The soon-to-be owners seem really nice, really enthusiastic. I'm happy that the couple buying the house seem so involved - they've called a few times to ask about the house, the plants, things like that. Granted the house is in good shape - after all, except for the floors, I fixed things up for me, not for someone else. But it's still good to know the house is in great shape. I feel like I've done my part. It's a good feeling.
Like you might expect, it'll be sad to move out. I wonder if it'll be like the time I sat in the empty bike shop, looking around at "what had been". I had a bit of that feeling yesterday, perhaps brought on by the ESBs. Or maybe the other way around. Really, though, you can't live in the present (or the past) for your whole life.

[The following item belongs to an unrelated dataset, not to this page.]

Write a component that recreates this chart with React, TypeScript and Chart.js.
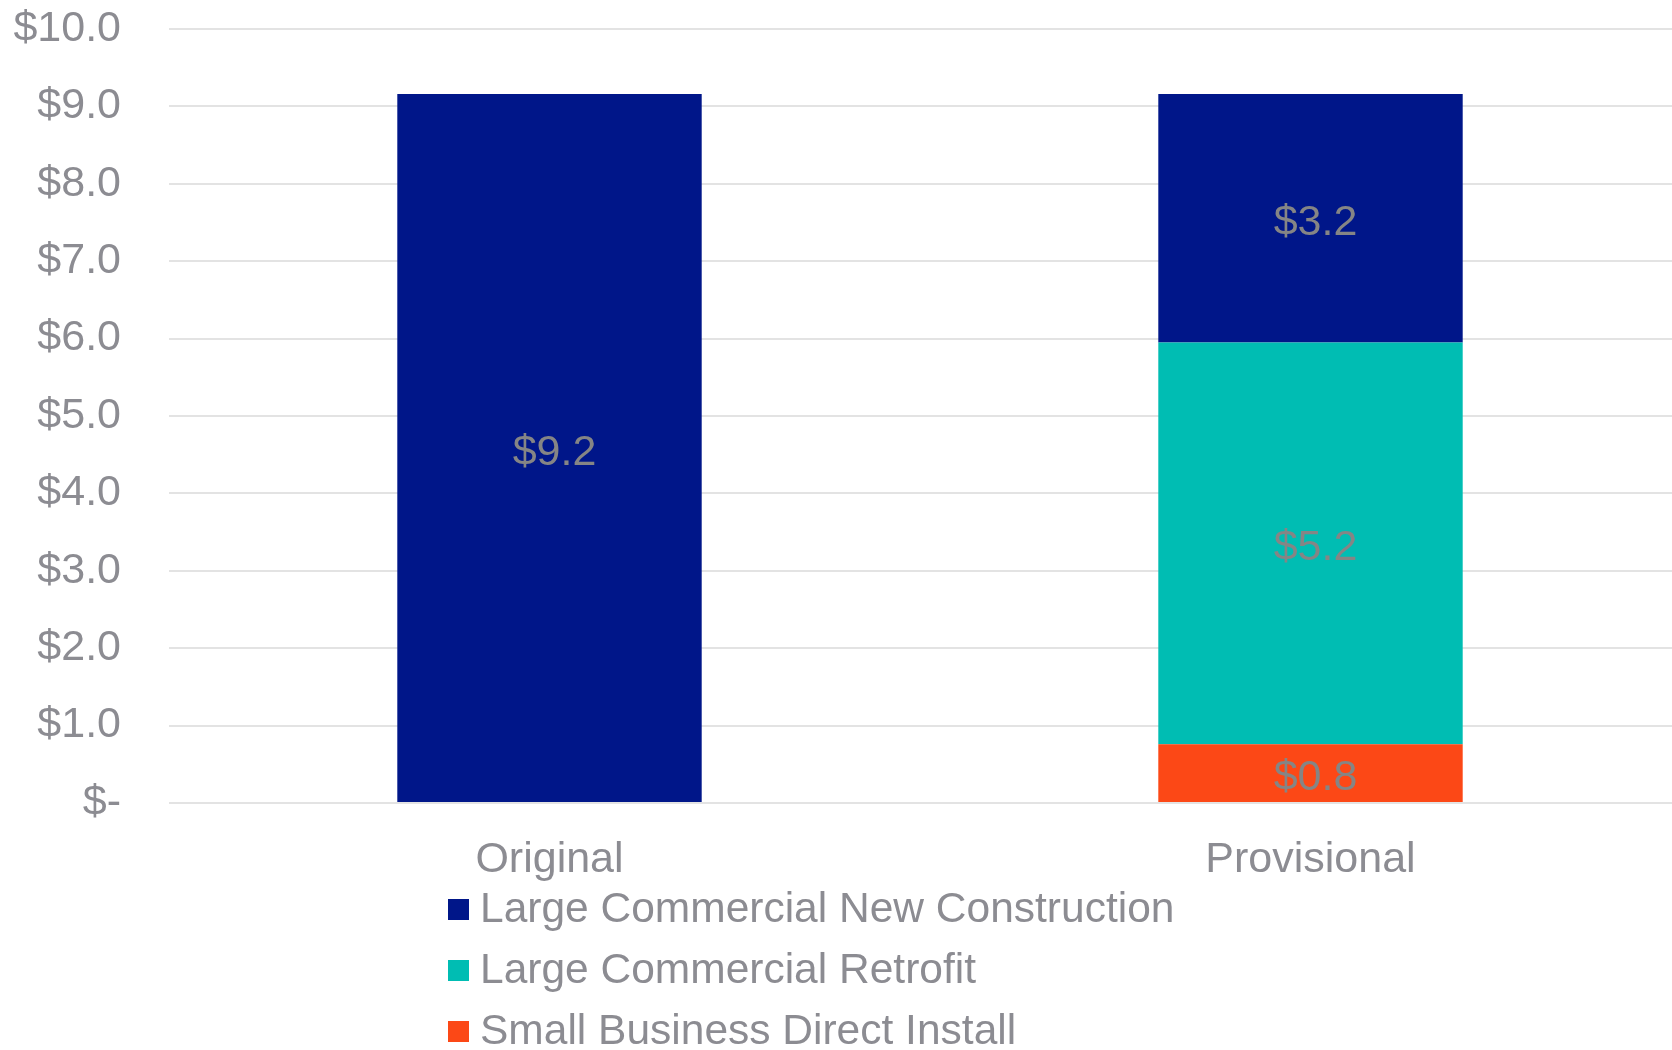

Progress is sometimes disruptive.
The thing about the ESBs is that although they signal the end of a season, they also herald in the beginning of a new season, a rebuilding time (both figuratively and literally), a time of hibernation.
When I got my fun car (the blue one), I wanted to videotape it backing into some anonymous garage door. Then I'd do work on it, modify it, make it more powerful, make it handle better. Then I'd videotape the door opening, the engine starting, snarling, and the car pulling out, better, stronger, faster than before. Okay it probably won't be stronger. But man did I love watching the 6 Million Dollar Man when I was a kid.
Anyway, back to the ESB thing. The time my car would spend in the garage is like the fall and winter time here in New England. This year is winding down. A couple big events to go - the immediate move, the slightly less immediate wedding. And after that it'll be time for recuperation. To rebuild. To recover. Next year all sorts of things will blossom, come to fruition. Time to drive the car out of the garage. The end of the hibernation cycle.
But for now? For now it's the End of Summer Blues time.